I've never heard of any true freshwater sharks, but there are freshwater rays. However, all of them get huge. Even the supposed "teacup rays" are just juveniles. You'll need hundreds of gallons minimum to house one.


----------



## tophat665 (Sep 30, 2006)

The only true freshwater sharks that I know of are in Lake Nicaragua. They're an isolated population of Bull Sharks that have adapted to fresh water. That said, Great Whites have been caught as far up the Mississippi as Arkron Ohio, so the big marine sharks can handle fresh water for quite some time. I have never, however, heard of a shark that is both small enough for any feasible home aquarium (under 5000 gallons) and able to adapt to freshwater on a long term basis (though it wouldn't surprise me to hear of smaller species that could handle estuarine brackish conditions indefinitely).

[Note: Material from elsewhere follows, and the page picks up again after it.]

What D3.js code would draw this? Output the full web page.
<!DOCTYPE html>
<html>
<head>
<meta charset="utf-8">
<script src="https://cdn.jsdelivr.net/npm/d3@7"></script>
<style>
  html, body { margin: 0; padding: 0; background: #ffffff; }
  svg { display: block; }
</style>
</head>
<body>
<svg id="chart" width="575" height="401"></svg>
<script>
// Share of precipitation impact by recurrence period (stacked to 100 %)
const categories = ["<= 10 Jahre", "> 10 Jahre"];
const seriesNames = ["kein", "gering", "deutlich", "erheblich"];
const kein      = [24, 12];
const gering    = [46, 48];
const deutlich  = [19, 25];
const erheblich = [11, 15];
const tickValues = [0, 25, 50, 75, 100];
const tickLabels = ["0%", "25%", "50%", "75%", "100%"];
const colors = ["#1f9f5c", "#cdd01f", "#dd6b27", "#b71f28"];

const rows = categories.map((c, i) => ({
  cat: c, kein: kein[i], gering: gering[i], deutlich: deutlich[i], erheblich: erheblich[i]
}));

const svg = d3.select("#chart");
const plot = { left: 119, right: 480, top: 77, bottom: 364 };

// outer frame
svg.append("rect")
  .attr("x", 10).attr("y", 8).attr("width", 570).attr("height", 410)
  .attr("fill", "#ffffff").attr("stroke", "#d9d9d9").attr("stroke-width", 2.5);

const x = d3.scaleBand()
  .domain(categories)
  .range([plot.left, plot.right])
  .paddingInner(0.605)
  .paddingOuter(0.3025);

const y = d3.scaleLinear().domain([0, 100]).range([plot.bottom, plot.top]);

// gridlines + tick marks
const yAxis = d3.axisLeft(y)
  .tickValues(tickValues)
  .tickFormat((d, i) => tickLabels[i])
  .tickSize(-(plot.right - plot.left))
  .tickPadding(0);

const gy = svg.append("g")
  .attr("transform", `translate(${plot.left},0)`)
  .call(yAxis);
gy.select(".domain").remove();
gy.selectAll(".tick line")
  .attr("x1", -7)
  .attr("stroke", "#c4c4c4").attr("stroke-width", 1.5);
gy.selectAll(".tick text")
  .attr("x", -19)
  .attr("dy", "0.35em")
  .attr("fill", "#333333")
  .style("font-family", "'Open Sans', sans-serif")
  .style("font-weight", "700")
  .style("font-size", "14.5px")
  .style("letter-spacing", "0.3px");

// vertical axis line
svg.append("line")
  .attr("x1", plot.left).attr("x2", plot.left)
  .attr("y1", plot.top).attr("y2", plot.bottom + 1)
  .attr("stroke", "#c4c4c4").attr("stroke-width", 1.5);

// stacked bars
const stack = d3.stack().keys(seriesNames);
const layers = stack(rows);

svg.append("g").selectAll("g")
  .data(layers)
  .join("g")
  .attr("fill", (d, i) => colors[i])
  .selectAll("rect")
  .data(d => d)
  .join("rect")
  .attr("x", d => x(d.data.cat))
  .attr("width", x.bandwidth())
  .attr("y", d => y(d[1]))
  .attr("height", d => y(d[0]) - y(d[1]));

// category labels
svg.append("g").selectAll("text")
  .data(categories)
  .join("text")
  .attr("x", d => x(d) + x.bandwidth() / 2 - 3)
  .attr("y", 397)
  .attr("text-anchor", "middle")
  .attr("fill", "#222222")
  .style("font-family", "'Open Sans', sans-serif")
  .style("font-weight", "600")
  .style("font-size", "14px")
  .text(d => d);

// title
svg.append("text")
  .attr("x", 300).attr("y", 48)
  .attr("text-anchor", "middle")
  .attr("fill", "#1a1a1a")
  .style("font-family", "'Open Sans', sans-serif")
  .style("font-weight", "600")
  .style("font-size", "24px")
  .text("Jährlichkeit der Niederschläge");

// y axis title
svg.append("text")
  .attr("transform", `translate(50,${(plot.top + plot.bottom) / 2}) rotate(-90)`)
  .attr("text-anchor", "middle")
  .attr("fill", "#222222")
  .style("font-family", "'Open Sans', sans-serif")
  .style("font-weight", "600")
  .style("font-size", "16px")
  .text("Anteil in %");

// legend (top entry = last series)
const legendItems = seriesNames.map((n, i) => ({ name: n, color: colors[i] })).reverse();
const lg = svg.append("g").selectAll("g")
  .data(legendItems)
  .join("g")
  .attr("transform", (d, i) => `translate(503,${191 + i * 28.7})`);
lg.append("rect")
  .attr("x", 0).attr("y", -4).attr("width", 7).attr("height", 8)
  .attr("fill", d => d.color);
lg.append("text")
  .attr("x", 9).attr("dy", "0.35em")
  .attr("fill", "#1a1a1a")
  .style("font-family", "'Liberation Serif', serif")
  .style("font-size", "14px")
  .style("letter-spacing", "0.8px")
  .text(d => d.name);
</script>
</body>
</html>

There are several species of freshwater rays, but that's been covered already.


----------



## okiemavis (Nov 10, 2007)

I assume you're speaking of the video that's been floating around online of a shark living with mollies and goldfish?

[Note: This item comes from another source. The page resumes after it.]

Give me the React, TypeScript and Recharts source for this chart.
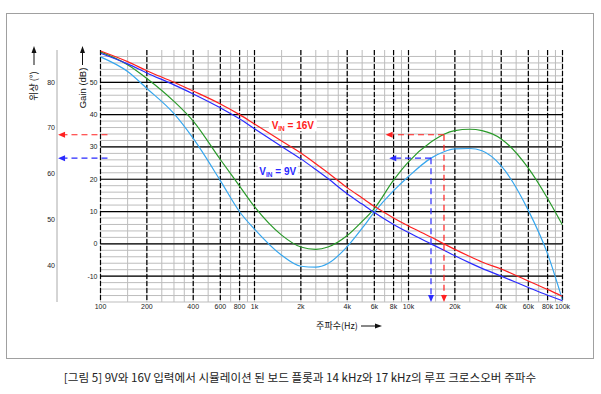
import React from "react";
import { ComposedChart, Line, XAxis, YAxis, CartesianGrid, ReferenceLine, ReferenceDot } from "recharts";

// frequency points (Hz) and the curves
const freqs = [100, 150, 200, 300, 400, 600, 800, 1000, 1500, 2000, 2500, 3000, 4000, 5000, 6000, 8000, 10000, 14000, 17000, 20000, 25000, 30000, 40000, 60000, 80000, 100000];
const gain16 = [59.7, 56.4, 53.6, 50.0, 47.3, 43.3, 40.0, 37.1, 31.8, 28.1, 24.8, 22.0, 17.4, 14.2, 11.6, 8.0, 5.5, 2.1, 0, -1.7, -3.9, -5.6, -7.8, -11.5, -14.1, -16.3];
const gain9 = [59.0, 55.7, 52.9, 49.2, 46.4, 42.1, 38.7, 35.6, 30.1, 26.3, 23.0, 20.2, 15.5, 12.3, 9.7, 6.0, 3.5, 0, -2.0, -3.7, -5.9, -7.6, -10.0, -13.5, -15.9, -17.6];
const phase16 = [86.6, 83.8, 80.8, 75.8, 71.5, 63.1, 57.3, 52.8, 46.6, 44.0, 43.5, 44.0, 46.5, 49.6, 52.4, 58.6, 62.6, 66.9, 68.6, 69.4, 69.7, 69.4, 67.6, 61.2, 54.6, 48.8];
const phase9 = [85.5, 82.3, 78.6, 73.1, 67.7, 58.5, 51.7, 47.9, 42.2, 39.8, 39.6, 40.4, 44.1, 48.1, 51.6, 56.3, 59.4, 63.4, 64.8, 65.4, 65.5, 65.0, 61.7, 52.0, 42.5, 32.4];

const freqTicks = [100, 200, 400, 600, 800, 1000, 2000, 4000, 6000, 8000, 10000, 20000, 40000, 60000, 80000, 100000];
const freqTickLabels = ["100", "200", "400", "600", "800", "1k", "2k", "4k", "6k", "8k", "10k", "20k", "40k", "60k", "80k", "100k"];
const gainTicks = [-10, 0, 10, 20, 30, 40, 50];
const phaseTicks = [40, 50, 60, 70, 80];

// grid
const minorMult = [1, 1.5, 2, 2.5, 3, 3.5, 4, 5, 6, 7, 8, 9];
const decades = [100, 1000, 10000];
const minorFreqs = decades.flatMap((d) => minorMult.map((m) => m * d)).concat([100000]);
const minorGains = Array.from({ length: 39 }, (_, i) => -18 + i * 2);

// crossover annotations
const crossFreqs = [17000, 14000];
const phaseMargins = [68.5, 63.4];
const arrowTipFreqs = [7100, 7500];
const leftArrowFrom = 111;
const leftArrowTo = 53;

const RED = "#ff2020";
const BLUE = "#2a2aff";
const GREEN = "#2a9a2a";
const LIGHTBLUE = "#36a6ee";
const annColors = [RED, BLUE];

const data = freqs.map((f, i) => ({ f, g16: gain16[i], g9: gain9[i], p16: phase16[i], p9: phase9[i] }));

const tickStyle = { fontSize: 7, fill: "#222", fontFamily: "Liberation Sans, Arial, sans-serif" };

const dashArrow = (color: string) => (p: any) => {
  const { x1, y1, x2, y2 } = p;
  const ang = Math.atan2(y2 - y1, x2 - x1);
  const L = 7;
  const W = 3;
  const bx = x2 - L * Math.cos(ang);
  const by = y2 - L * Math.sin(ang);
  const px = -Math.sin(ang) * W;
  const py = Math.cos(ang) * W;
  return (
    <g>
      <line x1={x1} y1={y1} x2={bx} y2={by} stroke={color} strokeWidth={1.2} strokeDasharray="6 4" />
      <polygon points={`${x2},${y2} ${bx + px},${by + py} ${bx - px},${by - py}`} fill={color} />
    </g>
  );
};

const vinLabel = (text: string, color: string, w: number) => (p: any) => {
  const { cx, cy } = p;
  return (
    <g>
      <rect x={cx - w / 2} y={cy - 7} width={w} height={13} fill="#fff" />
      <text x={cx} y={cy + 4} textAnchor="middle" fill={color} fontSize={10} fontWeight="bold" fontFamily="Liberation Sans, Arial, sans-serif">
        V<tspan fontSize={6.5} dy={2}>IN</tspan>
        <tspan dy={-2}>{` = ${text}`}</tspan>
      </text>
    </g>
  );
};

export default function App() {
  return (
    <div style={{ position: "absolute", left: 0, top: 0, width: 601, height: 394, background: "#fff" }}>
      <div style={{ position: "absolute", left: 6, top: 13, width: 586, height: 344, border: "1px solid #a0a0a0" }} />
      <div style={{ position: "absolute", left: 0, top: 0 }}>
        <ComposedChart width={601} height={322} data={data} margin={{ top: 50, right: 38.5, bottom: 0, left: 27 }}>
          <XAxis
            dataKey="f"
            type="number"
            scale="log"
            domain={[100, 100000]}
            ticks={freqTicks}
            interval={0}
            allowDataOverflow
            tickFormatter={(v: number) => freqTickLabels[freqTicks.indexOf(v)] ?? ""}
            axisLine={false}
            tickLine={false}
            tickSize={0}
            tickMargin={2}
            height={20}
            tick={tickStyle}
          />
          <YAxis
            yAxisId="gain"
            type="number"
            domain={[-18, 60]}
            ticks={gainTicks}
            interval={0}
            allowDataOverflow
            width={43.5}
            axisLine={false}
            tickLine={false}
            tickSize={0}
            tickMargin={3}
            tick={tickStyle}
          />
          <YAxis
            yAxisId="phase"
            type="number"
            domain={[32, 87]}
            ticks={phaseTicks}
            interval={0}
            allowDataOverflow
            width={30}
            axisLine={{ stroke: "#aaa" }}
            tickLine={false}
            tickSize={0}
            tickMargin={2}
            tick={tickStyle}
          />

          <CartesianGrid yAxisId="gain" horizontalValues={minorGains} verticalValues={minorFreqs} stroke="#bdbdbd" strokeWidth={1} />
          <CartesianGrid yAxisId="gain" horizontalValues={gainTicks} vertical={false} stroke="#000" strokeWidth={1.2} />
          <CartesianGrid yAxisId="gain" verticalValues={freqTicks} horizontal={false} stroke="#000" strokeWidth={1.2} strokeDasharray="5 2" />

          <Line yAxisId="phase" dataKey="p16" type="monotone" stroke={GREEN} strokeWidth={1.2} dot={false} isAnimationActive={false} />
          <Line yAxisId="phase" dataKey="p9" type="monotone" stroke={LIGHTBLUE} strokeWidth={1.2} dot={false} isAnimationActive={false} />
          <Line yAxisId="gain" dataKey="g9" type="monotone" stroke={BLUE} strokeWidth={1.2} dot={false} isAnimationActive={false} />
          <Line yAxisId="gain" dataKey="g16" type="monotone" stroke={RED} strokeWidth={1.2} dot={false} isAnimationActive={false} />

          {crossFreqs.map((f, i) => (
            <ReferenceLine
              key={`ah${f}`}
              yAxisId="phase"
              segment={[{ x: f, y: phaseMargins[i] }, { x: arrowTipFreqs[i], y: phaseMargins[i] }]}
              ifOverflow="visible"
              shape={dashArrow(annColors[i])}
            />
          ))}
          {crossFreqs.map((f, i) => (
            <ReferenceLine
              key={`av${f}`}
              yAxisId="phase"
              segment={[{ x: f, y: phaseMargins[i] }, { x: f, y: 32 }]}
              ifOverflow="visible"
              shape={dashArrow(annColors[i])}
            />
          ))}
          {phaseMargins.map((pm, i) => (
            <ReferenceLine
              key={`al${pm}`}
              yAxisId="phase"
              segment={[{ x: leftArrowFrom, y: pm }, { x: leftArrowTo, y: pm }]}
              ifOverflow="visible"
              shape={dashArrow(annColors[i])}
            />
          ))}
          <ReferenceDot yAxisId="gain" x={1774} y={36.7} r={1} ifOverflow="visible" shape={vinLabel("16V", RED, 48)} />
          <ReferenceDot yAxisId="gain" x={1416} y={22.5} r={1} ifOverflow="visible" shape={vinLabel("9V", BLUE, 40)} />
        </ComposedChart>
      </div>
      <svg width={601} height={394} style={{ position: "absolute", left: 0, top: 0, pointerEvents: "none" }}>
        <g fontFamily="Liberation Sans, Arial, sans-serif" fill="#111">
          <line x1={82.5} y1={65} x2={82.5} y2={52} stroke="#111" strokeWidth={1} />
          <polygon points="82.5,46 80,53 85,53" fill="#111" />
          <text x={86} y={88} transform="rotate(-90 86 88)" textAnchor="middle" fontSize={9.5}>Gain (dB)</text>
          <line x1={34} y1={65} x2={34} y2={52} stroke="#111" strokeWidth={1} />
          <polygon points="34,46 31.5,53 36.5,53" fill="#111" />
          <text x={37} y={86} transform="rotate(-90 37 86)" textAnchor="middle" fontSize={9.5} fontFamily="Noto Sans CJK KR">위상 (°)</text>
          <text x={337} y={329} textAnchor="middle" fontSize={9} fontFamily="Noto Sans CJK KR">주파수(Hz)</text>
          <line x1={361} y1={326} x2={376} y2={326} stroke="#111" strokeWidth={1} />
          <polygon points="382,326 375,323.5 375,328.5" fill="#111" />
        </g>
        <text x={300} y={382} textAnchor="middle" fontSize={11.6} fill="#222" fontFamily="Noto Sans CJK KR">
          [그림 5] 9V와 16V 입력에서 시뮬레이션 된 보드 플롯과 14 kHz와 17 kHz의 루프 크로스오버 주파수
        </text>
      </svg>
    </div>
  );
}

It's pretty much agreed that it's cruelty. Its life is going to be short and painful. Definitely not OK. These fish simply do not have the ability to osmoregulate like that. Saltwater fish are not designed to take up salt from the water the way freshwater fish do. The result is their blood has a much lower salt content than any animal needs for survival. While there are some fish that can survive in a range of salinity (called euryhaline), this shark is not one of them.

It would have been a much smarter idea for this jerk to adapt his mollies to saltwater, as mollies are euryhaline.


----------



## Little-Fizz (Aug 19, 2007)

Unless you've done serious homework about this, I wouldn't even think about it if I were you. This could cost serious money and go seriously bad and quickly. 

The shark isn't about to happen, but the rays on the other hand, thats possible. My personal favorite is the motoro stingray, I've looked into them a lot, I really want one but funds won't allow for a 90 plus gallon tank and the extra hundred bucks the string ray would cost. 

They are super cool, and really fun to watch. And if your serious about it, then go for it. The motoro rays are supposedly the easiest freshwater ray to take care of.


----------